Digital Geography and Society (Jan 2022)
Communal sharing within and beyond digital platforms: Prefiguring interdependent sharing cities
Abstract
While life-as-usual remains disrupted by the COVID-19 pandemic, cities rely increasingly on community-based and often digitally-enabled sharing of knowledge, skills and resources. These emergent forms of ‘communal sharing’ cannot be explained through instrumentally-beneficial economic discourses or structurally-disruptive political narratives alone. Rather, they call for revaluing the interdependent social relations that digital platforms enable and maintain. Drawing from a relational ontology of transformative social innovation, this paper begins to reframe communal sharing as inherently interdependent social relations between citizens and across civic, market and government domains. These interdependencies mean that sharing through digital platforms is not only responding to, or resisting, dominantly neoliberalist urban logics but is both formed by and reforming new understandings of urban agency. To explore these new understandings of being, doing and thinking of the city as shared, the paper adopts a generative epistemology of postcapitalist politics.
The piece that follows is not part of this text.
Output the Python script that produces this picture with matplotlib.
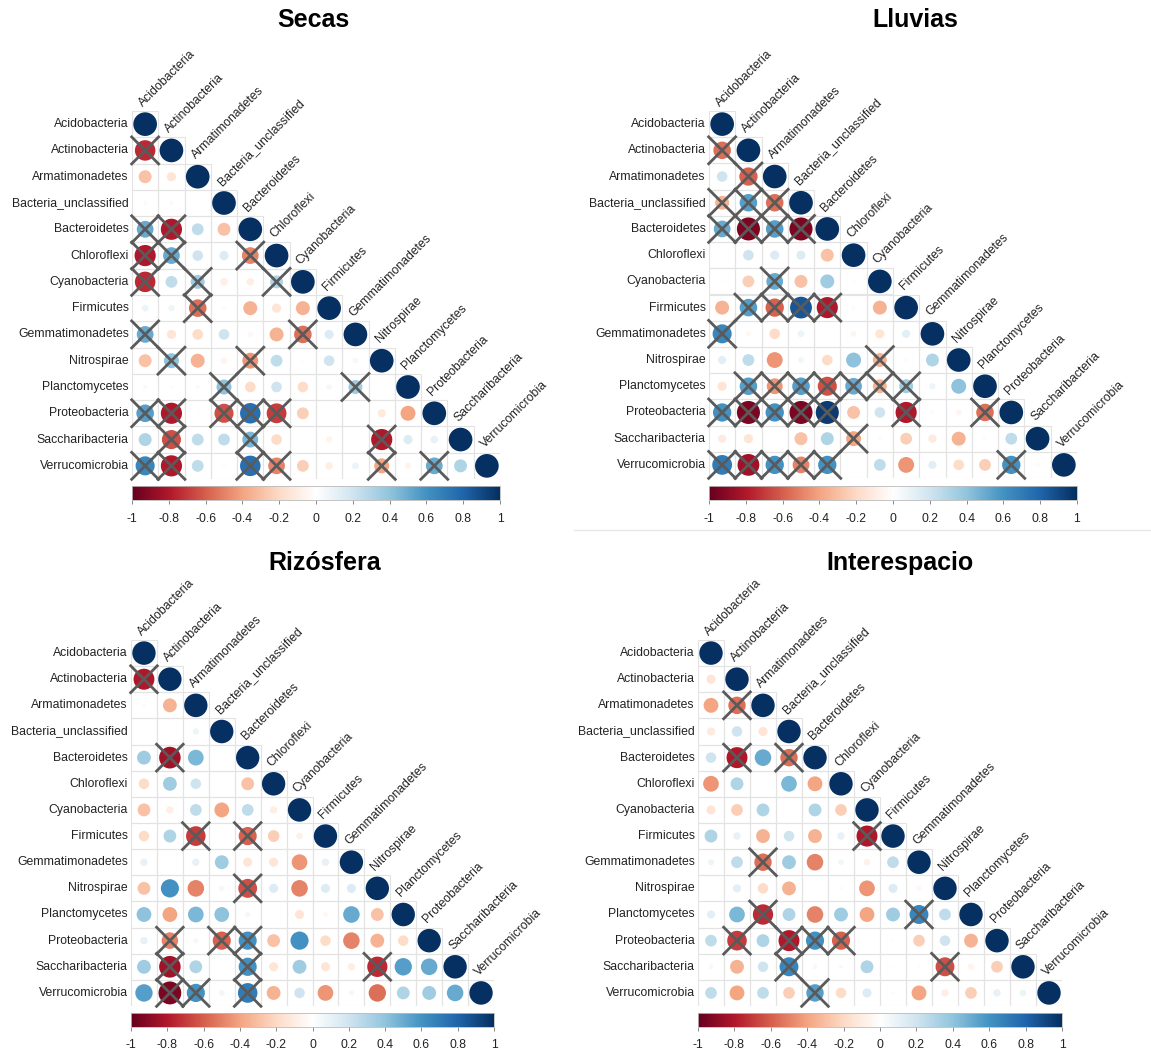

Reading communal sharing as not merely interdependent but as fundamentally prefigurative of urban structures, norms and behaviours, the paper develops a post-structuralist approach to sharing cities. This approach illustrates practices as co-determined, communities as resourceful, and initiatives as highly adaptive socio-spatial performances taking place within and beyond digital platforms. Recognising and nurturing the enabling role of digital in sharing cities, the paper adopts the hopeful stance of reconceptualising communal sharing to open space for social and sectoral divides to be bridged and reimagined beyond the pandemic accelerations of platform capitalism.